前回 は、呼吸法と水面に対して平行に浮くフラット姿勢を学んだ。今回は蹴伸びにキックを加えたバタ足をマスターすることが課題だ。実は呼吸法と同様にキックの方法にも、中央大学の11連覇を支えた高橋雄介監督(3ページのプロフィール覧を参照)の最新のエッセンスが詰まっている。そのキック法につい関心が向いたが、自分はまだ蹴伸びに合格しただけ。呼吸(息継ぎ)をしながらの泳ぎのマスターは、これからだ。
呼吸法のレッスンでは、プールの中に立って顔を沈める「ボビング」という方法で、「パッ」「ハー」「ウン」の呼吸リズムを学んだ。簡単に言うと、バタ足をしながら「パッ」「ハー」「ウン」をするだけだ。クロールの息継ぎを「横呼吸」と呼ぶのに対して、バタ足では「前呼吸」と呼ぶ。「さあ、まずはビート板を持ちながらやってみよう」と高橋監督。これは楽勝だろうと思ってやってみると、意外と難しい。

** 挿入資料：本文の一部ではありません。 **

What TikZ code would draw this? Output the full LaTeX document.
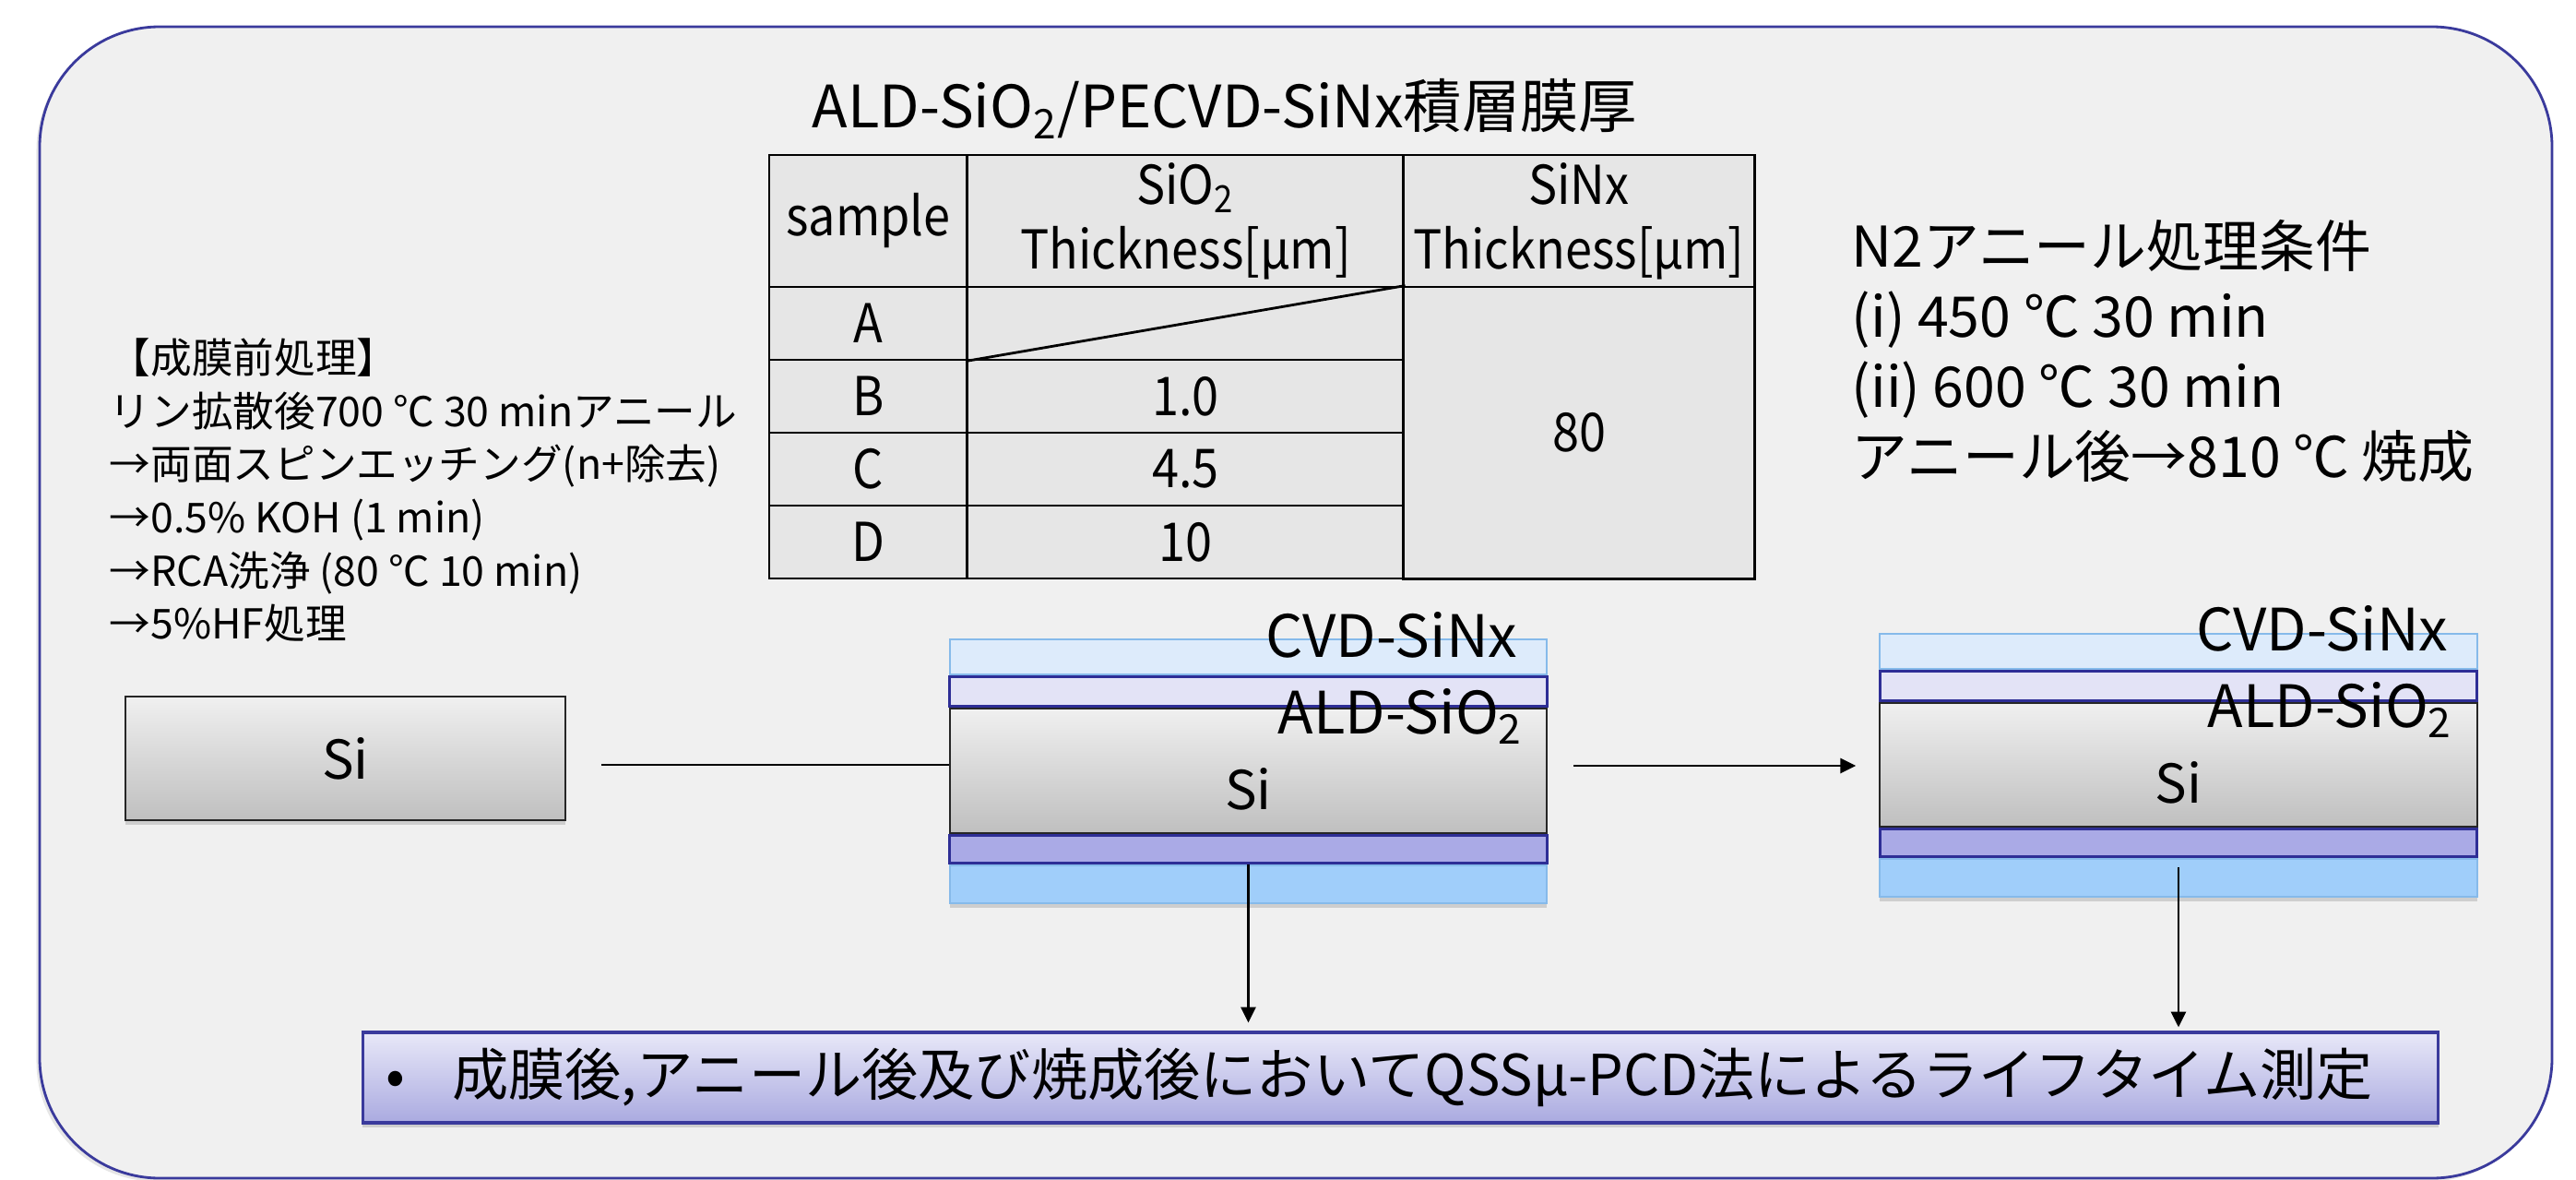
\documentclass[tikz,border=0pt]{standalone}
\usepackage{fontspec}
\setmainfont{Noto Sans CJK JP}
\newfontfamily\narrowjp[FakeStretch=0.9]{Noto Sans CJK JP}
\usepackage{tikz}
\usetikzlibrary{positioning,arrows.meta,shadows}

\definecolor{framecol}{HTML}{3A3A9C}
\definecolor{panel}{HTML}{F0F0F0}
\definecolor{cellgray}{HTML}{E6E6E6}
\definecolor{nitlight}{HTML}{DDEBFB}
\definecolor{nitdark}{HTML}{A0CEFA}
\definecolor{nitline}{HTML}{86BAEA}
\definecolor{oxlight}{HTML}{E3E3F6}
\definecolor{oxdark}{HTML}{AAAAE6}
\definecolor{oxline}{HTML}{2E2E96}
\definecolor{meastop}{HTML}{E8E8F8}
\definecolor{measbot}{HTML}{AAAAE0}

\begin{document}
\begin{tikzpicture}[x=0.01cm,y=-0.01cm]
	\tikzstyle{panelframe} = [draw=framecol, fill=panel, line width=0.8pt, rounded corners=1.3cm]
	\tikzstyle{tabcell} = [draw=black, fill=cellgray, line width=0.8pt, inner sep=0pt, align=center, font=\narrowjp\fontsize{16.5}{20}\selectfont]
	\tikzstyle{lbl} = [inner sep=0pt, font=\fontsize{18}{20}\selectfont]
	\tikzstyle{wafer} = [draw=black!85, top color=gray!12, bottom color=gray!50, line width=0.6pt, inner sep=0pt, minimum width=6.47cm, minimum height=1.35cm, font=\fontsize{16.5}{20}\selectfont, drop shadow={opacity=0.3, shadow xshift=0pt, shadow yshift=-1.5pt}]
	\tikzstyle{nittop} = [draw=nitline, fill=nitlight, line width=0.6pt, inner sep=0pt, minimum width=6.47cm, minimum height=0.38cm]
	\tikzstyle{oxtop} = [draw=oxline, fill=oxlight, line width=0.8pt, inner sep=0pt, minimum width=6.47cm, minimum height=0.32cm]
	\tikzstyle{oxbot} = [draw=oxline, fill=oxdark, line width=0.8pt, inner sep=0pt, minimum width=6.47cm, minimum height=0.30cm, drop shadow={opacity=0.35, shadow xshift=0pt, shadow yshift=-1.5pt}]
	\tikzstyle{nitbot} = [draw=nitline, fill=nitdark, line width=0.6pt, inner sep=0pt, minimum width=6.47cm, minimum height=0.41cm, drop shadow={opacity=0.3, shadow xshift=0pt, shadow yshift=-1.5pt}]
	\tikzstyle{meas} = [draw=framecol, line width=0.9pt, top color=meastop, bottom color=measbot, text width=21.99cm, inner xsep=0.25cm, minimum height=0.98cm, align=left, font=\fontsize{17.4}{20}\selectfont, drop shadow={opacity=0.3, shadow xshift=0pt, shadow yshift=-1.5pt}]
	\tikzstyle{flow} = [line width=0.7pt, -{Triangle[length=4.8pt, width=4.6pt]}]

	\useasboundingbox (0,0) rectangle (2793,1279);
	\draw[panelframe, drop shadow={opacity=0.2, shadow xshift=-1pt, shadow yshift=-1pt}] (43,29) rectangle (2767,1277);

	\node[lbl, anchor=base] (title) at (1328,139) {ALD-SiO\textsubscript{2}/PECVD-SiNx積層膜厚};

	\node[tabcell, minimum width=2.15cm, minimum height=1.43cm] (hSample) at (941.5,239.5) {sample};
	\node[tabcell, minimum width=4.73cm, minimum height=1.43cm] (hOx) at (1285.5,239.5) {SiO\textsubscript{2}\\Thickness[μm]};
	\node[tabcell, minimum width=3.80cm, minimum height=1.43cm] (hNit) at (1712,239.5) {SiNx\\Thickness[μm]};
	\foreach \s/\t [count=\i] in {A/,B/1.0,C/4.5,D/10}{
		\node[tabcell, minimum width=2.15cm, minimum height=0.79cm] (s\s) at (941.5,271.5+79*\i) {\s};
		\node[tabcell, minimum width=4.73cm, minimum height=0.79cm] (t\s) at (1285.5,271.5+79*\i) {\t};
	}
	\node[tabcell, minimum width=3.80cm, minimum height=3.16cm] (tNit) at (1712,469) {80};
	\draw[line width=0.8pt] (tA.south west) -- (tA.north east);

	\node[anchor=north west, align=left, inner sep=0pt, font=\fontsize{12.7}{16.4}\selectfont] (pretreat) at (118,366) {【成膜前処理】\\
		リン拡散後700 ℃ 30 minアニール\\
		→両面スピンエッチング(n+除去)\\
		→0.5\% KOH (1 min)\\
		→RCA洗浄 (80 ℃ 10 min)\\
		→5\%HF処理};

	\node[anchor=north west, align=left, inner sep=0pt, font=\fontsize{17.3}{21.6}\selectfont] (anneal) at (2007,238) {N2アニール処理条件\\
		(i) 450 ℃ 30 min\\
		(ii) 600 ℃ 30 min\\
		アニール後→810 ℃ 焼成};

	\node[wafer, minimum width=4.77cm, minimum height=1.34cm] (siBare) at (374.5,822) {Si};

	\node[wafer, text height=24pt] (siA) at (1353.5,835.5) {Si};
	\node[oxtop, above=0pt of siA] (oxTopA) {};
	\node[nittop, above=0pt of oxTopA] (nitTopA) {};
	\node[oxbot, below=0pt of siA] (oxBotA) {};
	\node[nitbot, below=0pt of oxBotA] (nitBotA) {};
	\node[lbl, anchor=base east] (cvdA) at (1646,712) {CVD-SiNx};
	\node[lbl, anchor=base east] (aldA) at (1652,795) {ALD-SiO\textsubscript{2}};

	\node[wafer, minimum height=1.34cm, text height=24pt] (siB) at (2362,829) {Si};
	\node[oxtop, above=0pt of siB] (oxTopB) {};
	\node[nittop, above=0pt of oxTopB] (nitTopB) {};
	\node[oxbot, below=0pt of siB] (oxBotB) {};
	\node[nitbot, below=0pt of oxBotB] (nitBotB) {};
	\node[lbl, anchor=base east] (cvdB) at (2655,705) {CVD-SiNx};
	\node[lbl, anchor=base east] (aldB) at (2660,788) {ALD-SiO\textsubscript{2}};

	\node[meas] (meas) at (1518.5,1168) {\makebox[0.72cm][l]{•}成膜後,アニール後及び焼成後においてQSSμ-PCD法によるライフタイム測定};

	\coordinate (p0) at (652,829);
	\draw[line width=0.7pt] (p0) -- (p0 -| siA.west);
	\coordinate (p1) at (1706,830);
	\draw[flow, shorten >=0.25cm] (p1) -- (p1 -| siB.west);
	\draw[flow, shorten >=0.09cm] (oxBotA.south) -- (oxBotA.south |- meas.north);
	\draw[flow, shorten >=0.04cm] ([yshift=-0.1cm]oxBotB.south) -- (oxBotB.south |- meas.north);
\end{tikzpicture}
\end{document}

バタ足をしながら呼吸を入れると、足が沈み、フラット姿勢を保ちにくくなってしまうのだ。「息継ぎの際には、肺の空気が抜けますし、お腹の力も入りにくいので、どうしても下半身が沈みやすくなるんです」(高橋監督)。その説明に納得して、息を吐く「パッ」の後にすかさず「ハー」で吸い込むリズムに変えてみた。すると、下半身の沈み込みを若干抑えやすくなった。要は肺から空気が抜けた状態をなるべく短くするということだ。しかし、まだ完全にフラットな姿勢にはなっていない。
ところで、初心者はビート板の持ち方を間違えていることが多いという。正しい持ち方は下の写真のように、ビート板の上面に両手のひらを乗せる方法だ。
一方、両手でビート板の両端を持つのは間違った持ち方。端を持つと、ビート板が水中に沈み込みやすくなり、上半身の姿勢を安定させるのが難しくなってしまうからだ。